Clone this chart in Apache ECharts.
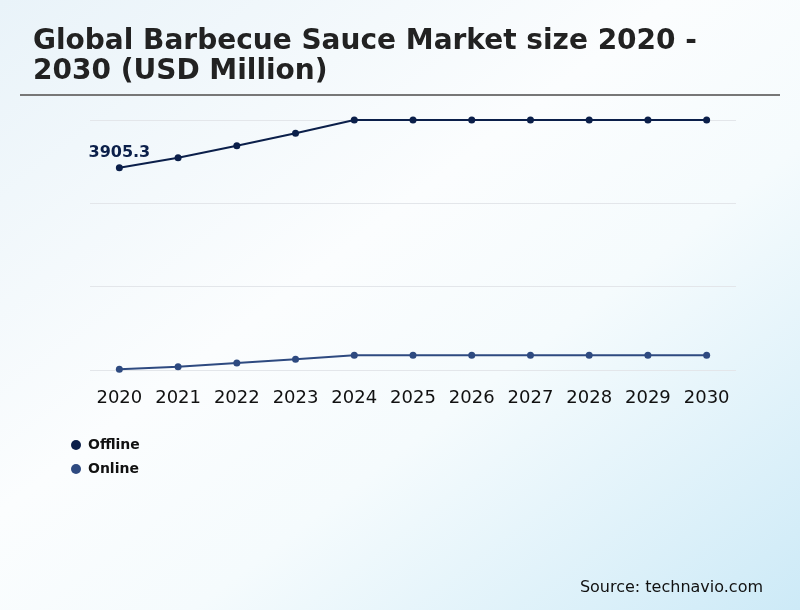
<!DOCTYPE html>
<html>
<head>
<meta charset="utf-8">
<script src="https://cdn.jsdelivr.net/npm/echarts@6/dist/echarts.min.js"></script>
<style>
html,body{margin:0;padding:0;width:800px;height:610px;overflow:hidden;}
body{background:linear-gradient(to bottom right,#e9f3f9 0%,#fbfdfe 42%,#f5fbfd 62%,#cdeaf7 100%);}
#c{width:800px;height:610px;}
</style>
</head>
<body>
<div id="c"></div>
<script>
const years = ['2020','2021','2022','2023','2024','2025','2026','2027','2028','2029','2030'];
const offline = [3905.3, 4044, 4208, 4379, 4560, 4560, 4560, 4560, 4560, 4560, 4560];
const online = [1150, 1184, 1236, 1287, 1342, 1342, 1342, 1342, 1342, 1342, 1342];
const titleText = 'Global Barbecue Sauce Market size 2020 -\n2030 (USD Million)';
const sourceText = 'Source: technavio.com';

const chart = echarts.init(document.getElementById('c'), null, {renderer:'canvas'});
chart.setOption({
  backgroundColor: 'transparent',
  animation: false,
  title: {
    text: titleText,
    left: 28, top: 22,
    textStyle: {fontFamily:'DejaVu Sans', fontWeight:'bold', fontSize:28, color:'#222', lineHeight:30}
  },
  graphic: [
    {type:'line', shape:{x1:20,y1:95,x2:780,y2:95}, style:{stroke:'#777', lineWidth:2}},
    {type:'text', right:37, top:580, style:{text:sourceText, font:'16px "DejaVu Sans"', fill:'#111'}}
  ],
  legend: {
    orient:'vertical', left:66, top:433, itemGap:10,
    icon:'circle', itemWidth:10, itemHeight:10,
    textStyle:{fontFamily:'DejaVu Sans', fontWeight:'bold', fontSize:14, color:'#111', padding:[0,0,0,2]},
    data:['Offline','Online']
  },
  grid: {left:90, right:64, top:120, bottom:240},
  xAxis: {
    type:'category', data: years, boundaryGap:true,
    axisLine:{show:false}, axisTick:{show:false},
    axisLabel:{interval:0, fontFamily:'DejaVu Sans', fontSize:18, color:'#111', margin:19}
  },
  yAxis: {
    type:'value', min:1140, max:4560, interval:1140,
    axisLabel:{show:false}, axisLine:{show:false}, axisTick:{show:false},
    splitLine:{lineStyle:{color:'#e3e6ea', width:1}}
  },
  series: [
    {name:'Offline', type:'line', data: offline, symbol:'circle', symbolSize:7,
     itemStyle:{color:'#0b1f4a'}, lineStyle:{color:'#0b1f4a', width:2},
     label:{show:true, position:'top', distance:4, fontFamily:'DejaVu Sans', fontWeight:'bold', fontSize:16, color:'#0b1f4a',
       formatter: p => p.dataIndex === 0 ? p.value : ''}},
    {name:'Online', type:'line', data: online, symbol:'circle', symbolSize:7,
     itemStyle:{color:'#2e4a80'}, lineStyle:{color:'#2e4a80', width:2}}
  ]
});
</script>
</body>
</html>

# # #

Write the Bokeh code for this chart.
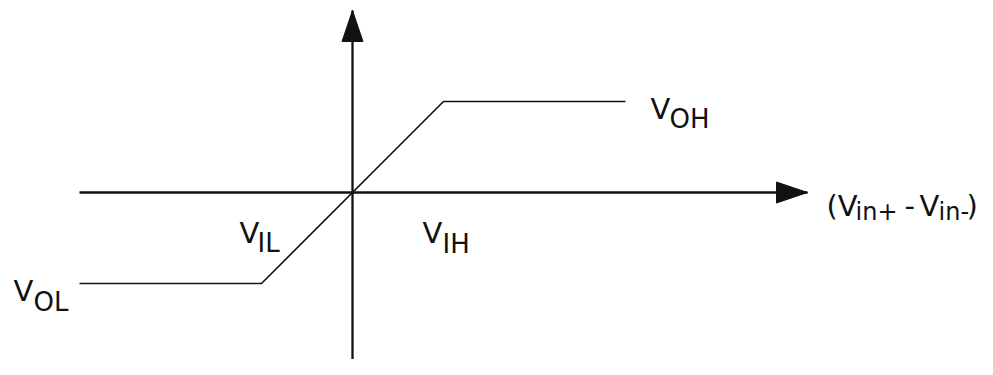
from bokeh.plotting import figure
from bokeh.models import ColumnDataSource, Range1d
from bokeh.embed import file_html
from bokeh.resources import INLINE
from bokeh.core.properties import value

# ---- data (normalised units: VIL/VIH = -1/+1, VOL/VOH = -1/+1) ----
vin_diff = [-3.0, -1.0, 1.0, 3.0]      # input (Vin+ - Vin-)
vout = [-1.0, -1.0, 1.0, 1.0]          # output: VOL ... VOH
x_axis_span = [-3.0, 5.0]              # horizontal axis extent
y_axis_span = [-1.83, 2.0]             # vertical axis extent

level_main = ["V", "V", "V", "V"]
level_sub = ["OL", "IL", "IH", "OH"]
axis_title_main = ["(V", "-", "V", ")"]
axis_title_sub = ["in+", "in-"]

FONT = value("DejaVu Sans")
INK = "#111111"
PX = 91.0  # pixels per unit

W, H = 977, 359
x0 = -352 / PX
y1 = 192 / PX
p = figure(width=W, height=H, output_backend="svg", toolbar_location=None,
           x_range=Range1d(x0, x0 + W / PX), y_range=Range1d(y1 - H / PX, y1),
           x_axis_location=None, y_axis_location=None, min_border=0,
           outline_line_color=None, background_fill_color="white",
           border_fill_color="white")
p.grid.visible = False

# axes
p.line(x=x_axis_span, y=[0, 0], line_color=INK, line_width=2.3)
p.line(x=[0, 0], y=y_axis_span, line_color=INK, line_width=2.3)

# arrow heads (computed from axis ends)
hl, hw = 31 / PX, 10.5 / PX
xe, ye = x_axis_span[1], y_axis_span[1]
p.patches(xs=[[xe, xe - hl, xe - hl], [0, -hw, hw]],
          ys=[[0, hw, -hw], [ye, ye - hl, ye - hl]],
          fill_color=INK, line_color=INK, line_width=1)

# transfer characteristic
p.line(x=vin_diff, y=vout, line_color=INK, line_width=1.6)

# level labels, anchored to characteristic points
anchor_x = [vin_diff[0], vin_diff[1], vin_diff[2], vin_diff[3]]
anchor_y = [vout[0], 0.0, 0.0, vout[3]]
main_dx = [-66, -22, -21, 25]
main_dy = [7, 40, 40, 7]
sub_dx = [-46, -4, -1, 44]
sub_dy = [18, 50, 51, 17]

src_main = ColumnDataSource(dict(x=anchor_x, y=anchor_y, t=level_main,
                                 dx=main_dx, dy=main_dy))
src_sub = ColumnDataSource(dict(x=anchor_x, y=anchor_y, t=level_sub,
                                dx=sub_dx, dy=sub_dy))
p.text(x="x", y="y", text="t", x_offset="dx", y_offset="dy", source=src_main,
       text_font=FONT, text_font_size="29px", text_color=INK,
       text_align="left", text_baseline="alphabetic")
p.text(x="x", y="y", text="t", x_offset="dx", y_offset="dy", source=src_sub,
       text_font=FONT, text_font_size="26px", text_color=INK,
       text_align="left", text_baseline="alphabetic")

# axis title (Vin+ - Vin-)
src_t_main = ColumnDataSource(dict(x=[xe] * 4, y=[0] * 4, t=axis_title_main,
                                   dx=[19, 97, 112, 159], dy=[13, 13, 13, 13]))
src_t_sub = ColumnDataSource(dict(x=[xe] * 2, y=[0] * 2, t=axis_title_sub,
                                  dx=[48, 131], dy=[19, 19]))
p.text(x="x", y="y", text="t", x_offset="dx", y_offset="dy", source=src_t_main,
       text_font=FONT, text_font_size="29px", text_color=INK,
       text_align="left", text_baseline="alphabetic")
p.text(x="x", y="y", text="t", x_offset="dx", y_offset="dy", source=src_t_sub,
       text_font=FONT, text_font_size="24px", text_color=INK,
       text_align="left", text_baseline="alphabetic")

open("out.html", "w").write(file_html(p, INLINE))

# # #

Instruction:
Nothing but the lines from the one containing "Write the Bokeh code for this chart." through the one containing "from bokeh.core.properties import value" should appear in your copy, exactly as written and without pictures.

Correct response:
Write the Bokeh code for this chart.
from bokeh.plotting import figure
from bokeh.models import ColumnDataSource, Range1d
from bokeh.embed import file_html
from bokeh.resources import INLINE
from bokeh.core.properties import value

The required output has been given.